Our message is simple. Investors who are bearish on Treasuries and wish to benefit from a decline in bond prices would be better served by shorting TLT directly rather than going long TBT shares. Those who still decide in favor of owning TBT should be prepared to see their principal reduced by 7% per year. A rather unfortunate situation could materialize where investors are correct about the declining Treasury prices but could still lose money if they hold shares of TBT!

Finally, for aggressive investors with deep enough pockets to answer margin calls, we offer a trade to benefit from the poor performance of TBT when held over long periods of time: sell short say $1,000 worth of TBT and sell short $2,000 worth of TLT (the amounts $1,000 and $2,000 are for illustration only. The idea is to short twice as much TLT compared to TBT). Although we caution that we did not perform full due diligence, we believe that the proposed trade (short TLT - short TBT) is profitable in the long run.

First, let us explain the rationale behind our trade. TBT does a poor job of tracking the 20+-year Treasury bond index over the long run, so it should be sold, which in essence is equivalent to go long Treasuries. To make the trade profitable regardless of the market's direction, TLT must be sold to hedge the short position on SDS. And since TBT is supposed to return twice as much as TLT, we need to short twice as much TLT compared to TBT.

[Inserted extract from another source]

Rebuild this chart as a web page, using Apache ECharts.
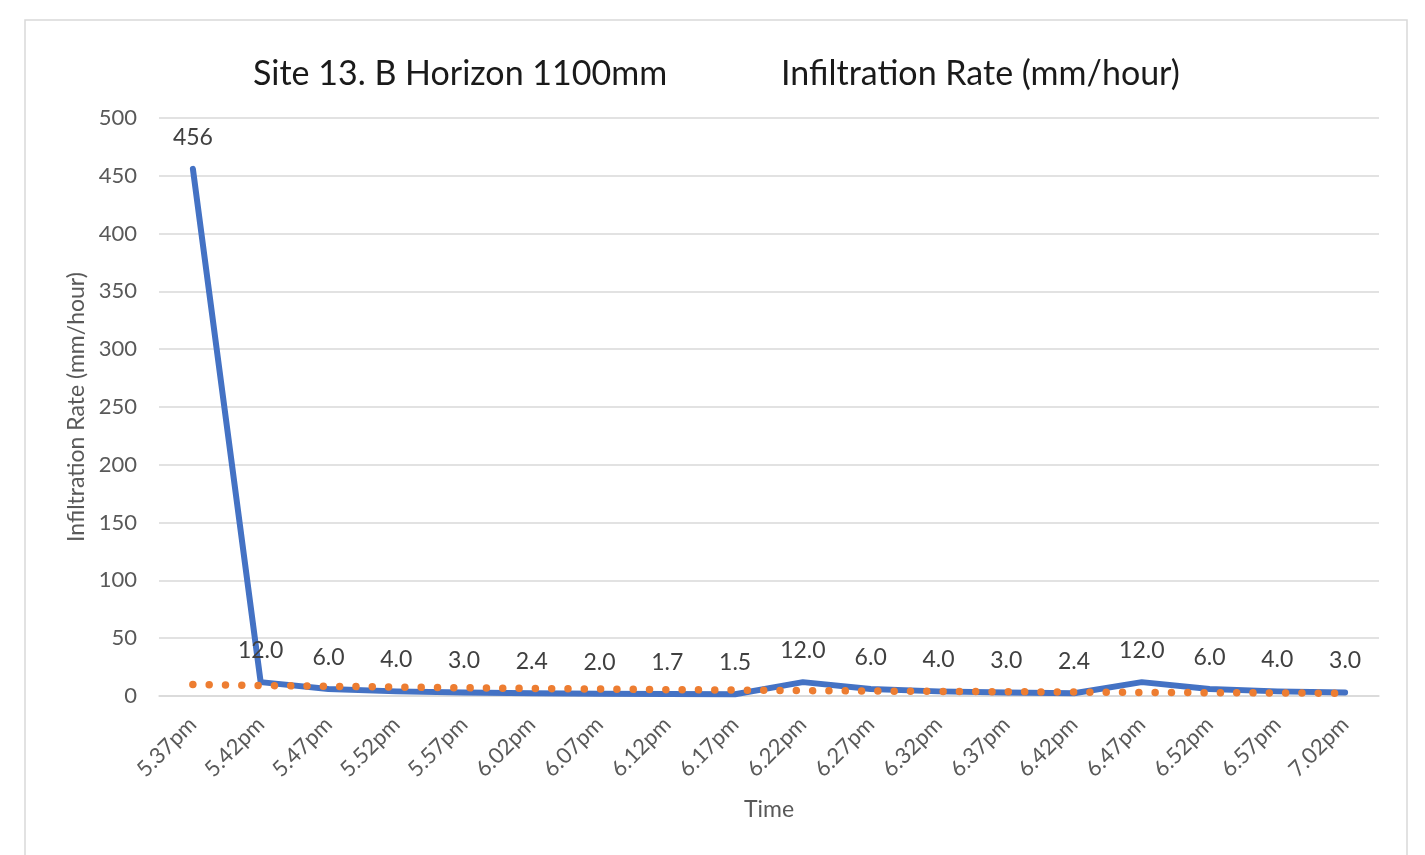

Next, we examine the returns for that particular trade over a three year time period. Between April 26, 2008 and April 26, 2011:

  • TLT gained 2.21%, implying that the short $2,000 position on TLT would have declined by about $44. In addition, short-sellers need to make interest payments. Assuming that rates on 20+-year Treasuries averaged 4% in the last three years, investors would have to disburse another $240. The total loss on the TLT position over a three-year time period is equal to $284.
  • TBT declined by 48% over the same time period. A short position on $1,000 would be up by $520.

The total payoff for the proposed trade is $236.

Disclosure: I have no positions in any stocks mentioned, and no plans to initiate any positions within the next 72 hours.